The results 10 days after planting

And just because I couldn’t resist, here’s a picture of our new toilet. It was built in our cabinet-making factory from timber off cuts I couldn’t use for furniture, and then assembled onsite.


  1. I cautiously leave any comment but after vegetation is introduced root systems are destined to break open channels for drainage and speed up the process. Really it is a question of timing I would imagine. Once you have the right ratio of shallow and deep roots working together and a thick blanket of mulch matter, the speed of infiltration will balance out to your advantage. Making sure that the cover crop is adapted either to moments of drought or watter logging is going to help the teething problems in the beginning. Again I offer my thoughts but I am a novis as I have never been in the position to attempt full scale works like yourselves. The whole project looks very exciting and I’m sure in years to come you will be posting pictures of growth and produce.

  2. That’s a great property you have there. The swales are like artwork on the landscape. The mosquito life cycle can be as little as 2 weeks, so having the swales connected to small dams stocked with fish is a good idea. The dam can serve as a refuge for fish when the swales dry. Hope to see more updates.

  3. What comes to the question of slow infiltration, a good way to find out if it’s because of soil compaction is to rent a penetrometer and see what the situation is. A really simple and fun tool for surveying your site. From what I’ve seen compaction is common esp. on grazed areas and often the main reason for immediate runoff and lack of surface infiltration during rain.

    Good luck!

  4. Hi,

    Whats the smallest area considered to make grown a food forest?, I’m sourcing some money to buy land but i dont think have enough for 40 hectares

    Cheers from colombia, and keep us posted !

  5. Our grass grows over 2m tall in no time (especially this season) so my main worry for our swale project is getting other stuff established before our food forest becomes a non-productive grass/weed forest.

    Your grass looks short so maybe that’s less of a worry for you.

  6. The swales look great. I like the idea of connecting the swales to damns with mosquito eating fish. Another idea is filling the swales with mulch that way the water will be submersed and soaked into the organic matter. This will further breakdown beautifully over years providing great soil for your food forest. Thanks for the post. I hope to do some earthworks in the near future, but I am renting and it’s no free for all.

  7. colombia wrote:
    “Whats the smallest area considered to make grown a food forest?, I’m sourcing some money to buy land but i dont think have enough for 40 hectares…”

    Joe Coberly wrote:
    “I hope to do some earthworks in the near future, but I am renting and it’s no free for all.”

    Ethically, land is shared.
    Free and equal access and ownership to arable land strikes me as a natural, fundamental right; one that helps contribute to a healthy society, and one that majority land-ownership/control by a minority works against.

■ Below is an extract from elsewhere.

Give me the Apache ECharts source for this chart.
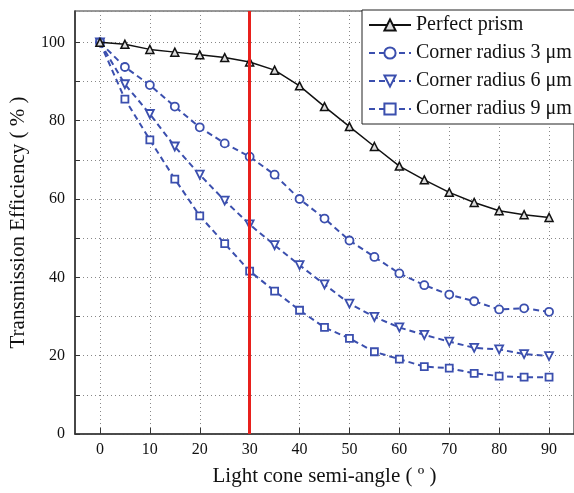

    If the land/climate is reasonable, I’d fashion a guess that roughly an acre-per-person would be sufficient.

    Money does not equal land, nor labour, incidentally.
    These days especially, it only seems to increasingly equal progressively-convoluted games of gambling that only a few know how to play with everyone else’s money at increasing cost to everyone and everything– both present and future.

  8. Hi Inke & Dom,

    Big project, looks great!

    Sorry I’m not an expert so I can’t provide any meaningful commentary. But I’ll come over sometime soon and check it out.

  9. Hi Inke and Dom thanks heaps for this. Inke it seems like yesterday we were pacing out swales at Trinity College and now here you are – planted and ready to go. Great stuff – we will benefit from your experience . Regards Denis and Lisa

  10. This is a great piece guys. I look forward to seeing the development of it as the years go by. I have no experience with anything related to this beyond what you already know but I can post a pizza recipe for stone oven!

  11. Obviously you observed that all your problems found their own solutions, given time.

    Nature is quite simple.

    I also build food forests all around the world.
    I use a rock, a stick, some no how, faith in nature, Seeds and presto.

    My method is abundance.

    No money, no machines, just a man and seeds.

    i never build a forest with less than 100 species….variety is the key


  12. Love the pictures and information – all great stuff. I am considering a very similar project on the Southern tablelands and would love to hear more of what you have done and even see it in action. Let me know if you are still there and if you have time to share more.

  13. Any more pics of your swales that are more current? I am interested in how your plant communities have evolved, the species you chose and how the swales respond to retaining water and ground moisture. Do you cut n drop? Have you introduced free range chickens or connected to small dams for mosquitoes? What’s worked and what hasn’t? Lessons learnt etc

    Great project – good work!! I have learnt a lot from your sharing….


  14. You two are the inspiration we need. we have 40 acres in the Southern Highlands with two dams a creek and road run off. What varieties of fruit trees will you plant? Also is there places better to order them from than others? On a pensioner budget to leave this land better than we found it. We would also love the plan design for your toilet if an option. Keep up the amazing project that inspires others to try.

  15. Hi Dom

    Thanks for posting all this valuable information and experience. I own the adjacent block on the eastern side! We’re heading down the same track as you guys. Would love to share info.